Before using this notebook, you should make sure your texts are saved as .txt files with UTF-8 encoding (**not** shift-JIS, which many Japanese websites use).

If you're not sure whether your text file uses UTF-8 encoding, you can open it with the free cross-platform [Atom](https://atom.io/) text editor. In the bottom right corner, it will show your file encoding. If you save the text file in Atom, it will convert it to UTF-8.

## Install segmenter module
The Japanese segmenter Python module isn't installed automatically with Anaconda (if you're using that to run Jupyter notebooks). It also isn't available through conda. Instead, the code block below installs it in your Anaconda directory so the notebook can use it.
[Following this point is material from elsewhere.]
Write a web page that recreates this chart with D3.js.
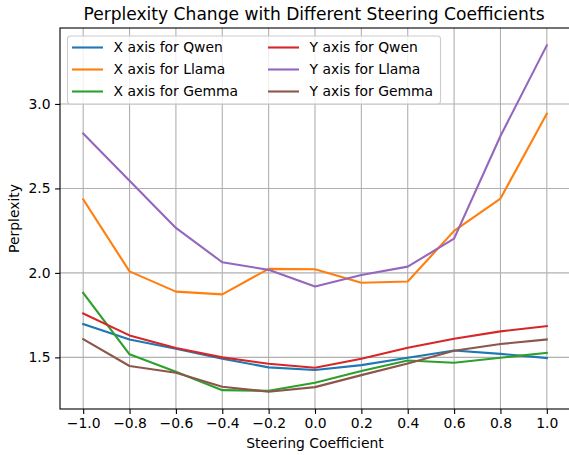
<!DOCTYPE html>
<html>
<head>
<meta charset="utf-8">
<script src="https://cdn.jsdelivr.net/npm/d3@7"></script>
<style>
  body { margin: 0; background: #fff; }
  text { font-family: "DejaVu Sans", sans-serif; fill: #000; }
</style>
</head>
<body>
<div id="chart"></div>
<script>
// Data
const coefficients = [-1.0, -0.8, -0.6, -0.4, -0.2, 0.0, 0.2, 0.4, 0.6, 0.8, 1.0];
const xQwen  = [1.697, 1.606, 1.551, 1.492, 1.441, 1.425, 1.454, 1.498, 1.541, 1.521, 1.496];
const xLlama = [2.435, 2.009, 1.889, 1.873, 2.024, 2.022, 1.942, 1.949, 2.249, 2.440, 2.943];
const xGemma = [1.882, 1.518, 1.415, 1.306, 1.302, 1.350, 1.419, 1.482, 1.468, 1.498, 1.527];
const yQwen  = [1.760, 1.630, 1.555, 1.500, 1.462, 1.439, 1.492, 1.557, 1.610, 1.654, 1.685];
const yLlama = [2.825, 2.546, 2.266, 2.063, 2.018, 1.920, 1.988, 2.037, 2.203, 2.810, 3.347];
const yGemma = [1.608, 1.449, 1.409, 1.326, 1.297, 1.324, 1.395, 1.464, 1.539, 1.579, 1.606];
const seriesNames = ["X axis for Qwen", "X axis for Llama", "X axis for Gemma",
                     "Y axis for Qwen", "Y axis for Llama", "Y axis for Gemma"];
const seriesColors = ["#1f77b4", "#ff7f0e", "#2ca02c", "#d62728", "#9467bd", "#8c564b"];
const xTicks = [-1.0, -0.8, -0.6, -0.4, -0.2, 0.0, 0.2, 0.4, 0.6, 0.8, 1.0];
const yTicks = [1.5, 2.0, 2.5, 3.0];

const series = [xQwen, xLlama, xGemma, yQwen, yLlama, yGemma].map((values, i) => ({
  name: seriesNames[i], color: seriesColors[i], values
}));

const W = 569, H = 455;
const margin = {top: 28, left: 60},
  width = 510,
  height = 381;

const svg = d3.select("#chart").append("svg")
  .attr("width", W).attr("height", H);

// scales with matplotlib-style 5% padding
const allVals = series.flatMap(s => s.values);
const yMin = d3.min(allVals), yMax = d3.max(allVals);
const yPad = (yMax - yMin) * 0.05;
const x = d3.scaleLinear().domain([-1.1, 1.1]).range([margin.left, margin.left + width]);
const y = d3.scaleLinear().domain([yMin - yPad, yMax + yPad]).range([margin.top + height, margin.top]);

// grid
const grid = svg.append("g").attr("stroke", "#b0b0b0").attr("stroke-width", 1.1);
grid.selectAll("line.gx").data(xTicks).join("line")
  .attr("x1", d => x(d)).attr("x2", d => x(d))
  .attr("y1", margin.top).attr("y2", margin.top + height);
grid.selectAll("line.gy").data(yTicks).join("line")
  .attr("x1", margin.left).attr("x2", margin.left + width)
  .attr("y1", d => y(d)).attr("y2", d => y(d));

// lines
const line = d3.line().x((d, i) => x(coefficients[i])).y(d => y(d));
svg.append("g").selectAll("path").data(series).join("path")
  .attr("fill", "none")
  .attr("stroke", d => d.color)
  .attr("stroke-width", 2.1)
  .attr("stroke-linejoin", "round")
  .attr("stroke-linecap", "square")
  .attr("d", d => line(d.values));

// axes
const fmt = d3.format(".1f");
const xAxis = svg.append("g")
  .attr("transform", `translate(0,${margin.top + height})`)
  .call(d3.axisBottom(x).tickValues(xTicks).tickFormat(fmt).tickSize(4.9).tickPadding(4.5));
const yAxis = svg.append("g")
  .attr("transform", `translate(${margin.left},0)`)
  .call(d3.axisLeft(y).tickValues(yTicks).tickFormat(fmt).tickSize(4.9).tickPadding(4.5));
[xAxis, yAxis].forEach(a => {
  a.select(".domain").remove();
  a.selectAll(".tick line").attr("stroke", "#000").attr("stroke-width", 1.1);
  a.selectAll(".tick text").attr("font-family", "DejaVu Sans").attr("font-size", 13.9).attr("fill", "#000");
});

// spines
svg.append("rect")
  .attr("x", margin.left).attr("y", margin.top)
  .attr("width", width).attr("height", height)
  .attr("fill", "none").attr("stroke", "#000").attr("stroke-width", 1.1);

// labels
svg.append("text")
  .attr("x", margin.left + width / 2 - 1).attr("y", 20)
  .attr("text-anchor", "middle").attr("font-size", 17.1)
  .text("Perplexity Change with Different Steering Coefficients");
svg.append("text")
  .attr("x", margin.left + width / 2).attr("y", 448)
  .attr("text-anchor", "middle").attr("font-size", 13.9)
  .text("Steering Coefficient");
svg.append("text")
  .attr("transform", `translate(18.5,${margin.top + height / 2}) rotate(-90)`)
  .attr("text-anchor", "middle").attr("font-size", 13.9)
  .text("Perplexity");

// legend
const legend = svg.append("g");
legend.append("rect")
  .attr("x", 67.5).attr("y", 36).attr("width", 373).attr("height", 68)
  .attr("rx", 3).attr("fill", "#fff").attr("fill-opacity", 0.8)
  .attr("stroke", "#cccccc").attr("stroke-width", 1.1);
const items = legend.selectAll("g.item").data(series).join("g")
  .attr("transform", (d, i) => `translate(${i < 3 ? 72 : 268},${47.5 + (i % 3) * 22})`);
items.append("line")
  .attr("x1", 0).attr("x2", 31).attr("y1", 0).attr("y2", 0)
  .attr("stroke", d => d.color).attr("stroke-width", 2.1);
items.append("text")
  .attr("x", 41.5).attr("dy", "0.35em").attr("font-size", 13.9)
  .text(d => d.name);
</script>
</body>
</html>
You only have to run the code block below the first time you use this notebook. If you run it again, you'll just get a message saying "Requirement already satisfied".

In [11]:
!pip install rakutenma



## Import modules
The code block below imports a few modules that are 

In [12]:
# os is used for things like changing directories and listing files
import os

# io is used for opening and writing files
import io

#itertools is used for some of the iterative code
#from itertools import chain

# glob is used to find all the pathnames matching a specified pattern 
#( here, all text files)
import glob

# rakutenma is the Japanese segmenter
from rakutenma import RakutenMA

## Define the source directory
Within the single quotes, put the full path to the folder that contains the .txt file or file(s) you want to segment. If you want to segment multiple files, it's easiest if you put them in a folder that only contains those files. If you want to segment just one single file, you can put it anywhere as long as you can get the full path to that directory.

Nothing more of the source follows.